Una volta l’ottimizzazione era qualcosa che si faceva alla fine del progetto ma con i processori multi-core di oggi si tratta di un’attività da pianificare e svolgere sin dalle prime fasi dello sviluppo di un’applicazione.
Nel caso di Qualcomm, l’azienda mette a disposizione un pacchetto SDK per sviluppatori (Snapdragon Power Optimization SDK) progettato per supportare cinque modalità per l’utilizzo del processore tra le quali i programmatori possono scegliere.
La “modalità efficiente“, ad esempio, permette di raggiungere prestazioni vicine al migliore risparmio energetico possibile; “performance burst mode” supporta tutti i core alla massima frequenza per un breve periodo di tempo (utile per le elaborazioni più pesanti così da sfruttare le massime prestazioni); “modalità saver” fornisce circa la metà delle prestazioni di picco del sistema e aiuta quando i requisiti di prestazione dell’applicazione sono comunque contenuti; “modalità window“, per regolare con precisione il bilanciamento prestazione/potenza (si impostano percentuali di frequenza minima e massima rispetto alla frequenza massima che i core possono usare); “modalità normale“, per riportare il sistema allo stato di default.
Prestazioni, potenza e temperatura sono ora tutti i vincoli di progettazione di primo ordine. Bilanciare l’efficienza energetica, i vincoli termici e le prestazioni richiedono alcuni mezzi per trasmettere i dati sul consumo di energia e sulla temperatura in tempo reale – in hardware – ai gestori intelligenti delle risorse.

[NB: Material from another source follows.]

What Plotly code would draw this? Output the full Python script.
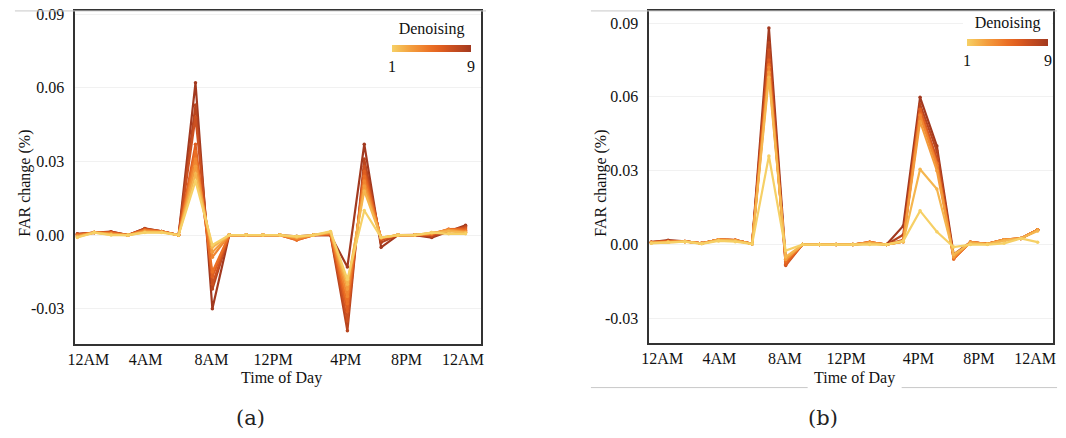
import plotly.graph_objects as go

HOURS = list(range(24))
TICK_LABELS = ["12AM", "4AM", "8AM", "12PM", "4PM", "8PM", "12AM"]
TICK_POS = [0.65, 4.05, 7.95, 11.6, 15.9, 19.5, 22.85]
Y_TICKS = [-0.03, 0.0, 0.03, 0.06, 0.09]
Y_TICK_TEXT = ["-0.03", "0.00", "0.03", "0.06", "0.09"]
LEVELS = [1, 2, 3, 4, 5, 6, 7, 8, 9]
COLORS = ["#F6D066", "#F5B64F", "#F39C3D", "#F08631", "#EA6F25",
          "#DF5E20", "#CB5020", "#B8451F", "#A2391F"]

# Panel (a) - FAR change per hour for denoising levels 1..9
A1 = [-0.001, 0.001, 0.0, 0.0, 0.001, 0.001, 0.0, 0.022, -0.004, 0, 0, 0, 0, -0.0005, 0, 0.0015, -0.018, 0.010, -0.001, 0, 0, 0.001, 0.0005, 0.0005]
A2 = [-0.0008, 0.001, 0.0002, 0.0, 0.0012, 0.0012, 0.0, 0.025, -0.005, 0, 0, 0, 0, -0.0008, 0, 0.0013, -0.020, 0.018, -0.001, 0, 0, 0.001, 0.0015, 0.001]
A3 = [-0.0005, 0.0012, 0.0004, 0.0, 0.0015, 0.0012, 0.0, 0.028, -0.007, 0, 0, 0, 0, -0.001, 0, 0.001, -0.022, 0.020, -0.001, 0, 0, 0.0008, 0.002, 0.0012]
A4 = [-0.0003, 0.001, 0.0006, 0.0, 0.0018, 0.0014, 0.0, 0.031, -0.009, 0, 0, 0, 0, -0.0015, 0, 0.0008, -0.025, 0.022, -0.0012, 0, 0, 0.0006, 0.0022, 0.0015]
A5 = [0.0, 0.001, 0.0008, 0.0, 0.002, 0.0014, 0.0, 0.034, -0.015, 0, 0, 0, 0, -0.002, 0, 0.0006, -0.028, 0.024, -0.0012, 0, 0, 0.0004, 0.0024, 0.002]
A6 = [0.0002, 0.001, 0.001, 0.0, 0.0022, 0.0015, 0.0, 0.037, -0.017, 0, 0, 0, 0, -0.002, 0, 0.0004, -0.031, 0.026, -0.0015, 0, 0, 0.0002, 0.0024, 0.0025]
A7 = [0.0003, 0.001, 0.0012, 0.0, 0.0024, 0.0015, 0.0, 0.048, -0.020, 0, 0, 0, 0, -0.0015, 0, 0.0002, -0.035, 0.028, -0.002, 0, 0, 0.0, 0.002, 0.003]
A8 = [0.0004, 0.001, 0.0013, 0.0, 0.0026, 0.0015, 0.0, 0.053, -0.022, 0, 0, 0, 0, -0.001, 0, 0.0, -0.039, 0.031, -0.003, 0, 0, -0.0005, 0.0015, 0.0035]
A9 = [0.0005, 0.001, 0.0014, 0.0, 0.0027, 0.0015, 0.0, 0.062, -0.030, 0, 0, 0, 0, -0.0005, 0, 0.0, -0.013, 0.037, -0.005, 0, 0, -0.001, 0.0015, 0.004]

# Panel (b)
B1 = [0.0005, 0.001, 0.0012, 0.0003, 0.0015, 0.0012, 0.0002, 0.036, -0.0024, 0, 0, 0, 0, 0.0, 0, 0.0015, 0.0137, 0.0052, -0.001, 0, 0.0, 0.0005, 0.0025, 0.001]
B2 = [0.0007, 0.001, 0.0012, 0.0004, 0.0018, 0.0015, 0.0003, 0.068, -0.005, 0, 0, 0, 0, 0.0005, 0, 0.0012, 0.0306, 0.0226, -0.004, 0.0005, 0.0002, 0.0015, 0.0025, 0.0055]
B3 = [0.0008, 0.0012, 0.0013, 0.0005, 0.002, 0.0017, 0.0003, 0.070, -0.006, 0, 0, 0, 0, 0.0008, 0, 0.0012, 0.050, 0.030, -0.005, 0.001, 0.0002, 0.002, 0.0025, 0.006]
B4 = [0.0008, 0.0012, 0.0013, 0.0005, 0.002, 0.0018, 0.0003, 0.072, -0.006, 0, 0, 0, 0, 0.001, 0, 0.0012, 0.0525, 0.032, -0.005, 0.001, 0.0003, 0.002, 0.0025, 0.006]
B5 = [0.0009, 0.0013, 0.0013, 0.0005, 0.002, 0.0018, 0.0003, 0.073, -0.007, 0, 0, 0, 0, 0.001, 0, 0.0012, 0.053, 0.033, -0.0058, 0.001, 0.0003, 0.002, 0.0025, 0.006]
B6 = [0.001, 0.0013, 0.0013, 0.0005, 0.002, 0.0018, 0.0003, 0.075, -0.008, 0, 0, 0, 0, 0.001, 0, 0.0015, 0.055, 0.033, -0.0058, 0.001, 0.0003, 0.002, 0.0025, 0.006]
B7 = [0.001, 0.0014, 0.0013, 0.0005, 0.002, 0.0018, 0.0003, 0.079, -0.0085, 0, 0, 0, 0, 0.001, 0, 0.002, 0.055, 0.035, -0.005, 0.001, 0.0003, 0.002, 0.0025, 0.006]
B8 = [0.001, 0.0015, 0.0013, 0.0005, 0.002, 0.0018, 0.0003, 0.082, -0.007, 0, 0, 0, 0, 0.0008, 0, 0.004, 0.057, 0.038, -0.005, 0.001, 0.0003, 0.0018, 0.0025, 0.006]
B9 = [0.001, 0.0018, 0.0013, 0.0005, 0.002, 0.0018, 0.0003, 0.088, -0.006, 0, 0, 0, 0, 0.0005, 0, 0.0076, 0.0598, 0.040, -0.004, 0.001, 0.0003, 0.0018, 0.0025, 0.006]

SERIES_A = [A1, A2, A3, A4, A5, A6, A7, A8, A9]
SERIES_B = [B1, B2, B3, B4, B5, B6, B7, B8, B9]

SERIF = "Liberation Serif, Times New Roman, serif"
W, H = 1066, 438

fig = go.Figure()
for idx in reversed(range(len(LEVELS))):
    for series, xa, ya in ((SERIES_A, "x", "y"), (SERIES_B, "x2", "y2")):
        fig.add_trace(go.Scatter(
            x=HOURS, y=series[idx], xaxis=xa, yaxis=ya, mode="lines+markers",
            line=dict(color=COLORS[idx], width=2.2),
            marker=dict(color=COLORS[idx], size=3.5),
            showlegend=False, hoverinfo="skip"))

# hidden traces that carry the colour bars
for ca in ("coloraxis", "coloraxis2"):
    fig.add_trace(go.Scatter(x=[None], y=[None], mode="markers",
                             xaxis="x" if ca == "coloraxis" else "x2",
                             yaxis="y" if ca == "coloraxis" else "y2",
                             marker=dict(color=[LEVELS[0]], coloraxis=ca),
                             showlegend=False, hoverinfo="skip"))

scale = [[i / (len(COLORS) - 1), c] for i, c in enumerate(COLORS)]


def px_x(p):
    return p / W


def px_y(p):
    return 1 - p / H


def cbar(cx, cy, ln):
    return dict(orientation="h", x=px_x(cx), xanchor="center", y=px_y(cy), yanchor="middle",
                len=ln, lenmode="pixels", thickness=7, outlinewidth=0,
                title=dict(text="Denoising", side="top", font=dict(family=SERIF, size=16, color="#111")),
                tickvals=[LEVELS[0], LEVELS[-1]], ticktext=[str(LEVELS[0]), str(LEVELS[-1])],
                ticks="", tickfont=dict(family=SERIF, size=16, color="#111"),
                bgcolor="white", xpad=4, ypad=2)


def xaxis(domain, anchor):
    return dict(domain=domain, anchor=anchor, range=[-0.12, 23.92], tickvals=TICK_POS,
                ticktext=TICK_LABELS, showgrid=False, zeroline=False, showline=True,
                linecolor="#333", linewidth=1.5, mirror=True, ticks="",
                tickfont=dict(family=SERIF, size=16, color="#111"))


def yaxis(domain, anchor, rng):
    return dict(domain=domain, anchor=anchor, range=rng, tickvals=Y_TICKS, ticktext=Y_TICK_TEXT,
                showgrid=True, gridcolor="#f1f1f1", gridwidth=1, zeroline=False,
                showline=True, linecolor="#333", linewidth=1.5, mirror=True, ticks="",
                ticklabelstandoff=6,
                tickfont=dict(family=SERIF, size=16, color="#111"))


fig.update_layout(
    width=W, height=H, margin=dict(l=0, r=0, t=0, b=0),
    paper_bgcolor="white", plot_bgcolor="white",
    xaxis=xaxis([px_x(68), px_x(478)], "y"),
    yaxis=yaxis([px_y(343), px_y(6)], "x", [-0.0444, 0.0913]),
    xaxis2=xaxis([px_x(648), px_x(1056)], "y2"),
    yaxis2=yaxis([px_y(342), px_y(6)], "x2", [-0.0400, 0.0949]),
    coloraxis=dict(colorscale=scale, cmin=LEVELS[0], cmax=LEVELS[-1], colorbar=cbar(428, 43, 87)),
    coloraxis2=dict(colorscale=scale, cmin=LEVELS[0], cmax=LEVELS[-1], colorbar=cbar(1010, 37, 89)),
    showlegend=False,
)

ann_font = dict(family=SERIF, size=16, color="#111")


def ann(text, x, y, size=16, family=SERIF, angle=0, color="#111"):
    return dict(text=text, x=px_x(x), y=px_y(y), xref="paper", yref="paper",
                xanchor="center", yanchor="middle", showarrow=False, textangle=angle,
                font=dict(family=family, size=size, color=color))


annotations = [
    ann("Time of Day", 276, 377),
    ann("Time of Day", 855, 377),
    ann("FAR change (%)", 17, 180, angle=-90),
    ann("FAR change (%)", 599, 180, angle=-90),
    ann("(a)", 245, 418, size=21, family="DejaVu Serif, serif", color="#222"),
    ann("(b)", 824, 418, size=21, family="DejaVu Serif, serif", color="#222"),
]
fig.update_layout(annotations=annotations)

line_style = dict(color="#c8c8c8", width=1)
shapes = [
    dict(type="line", xref="paper", yref="paper", x0=px_x(7), x1=px_x(483), y0=px_y(6), y1=px_y(6), line=line_style),
    dict(type="line", xref="paper", yref="paper", x0=px_x(589), x1=px_x(1060), y0=px_y(6), y1=px_y(6), line=line_style),
    dict(type="line", xref="paper", yref="paper", x0=px_x(589), x1=px_x(808), y0=px_y(387), y1=px_y(387), line=line_style),
    dict(type="line", xref="paper", yref="paper", x0=px_x(903), x1=px_x(1060), y0=px_y(387), y1=px_y(387), line=line_style),
]
fig.update_layout(shapes=shapes)

fig.write_html("out.html")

Poste le marcate differenze tra l’architettura ARM (vedere Differenza tra processori ARM e x86), sembra proprio che Intel, con i suoi Alder Lake, abbia in programma il rilascio di processori estremamente versatili ed efficienti che rompono in maniera netta con il passato.
Stando alle ultime indiscrezioni (Processori Intel Alder Lake in configurazioni da 6, 10, 14 e 16 core), pare infatti che alcune CPU useranno cluster con configurazioni assolutamente non speculari: in alcuni modelli 2 core ad elevate prestazioni sarebbero affiancati da un cluster composto da 8 core a risparmio energetico. Ma ci saranno configurazioni anche a 8+8 core per un totale di 16 core fisici.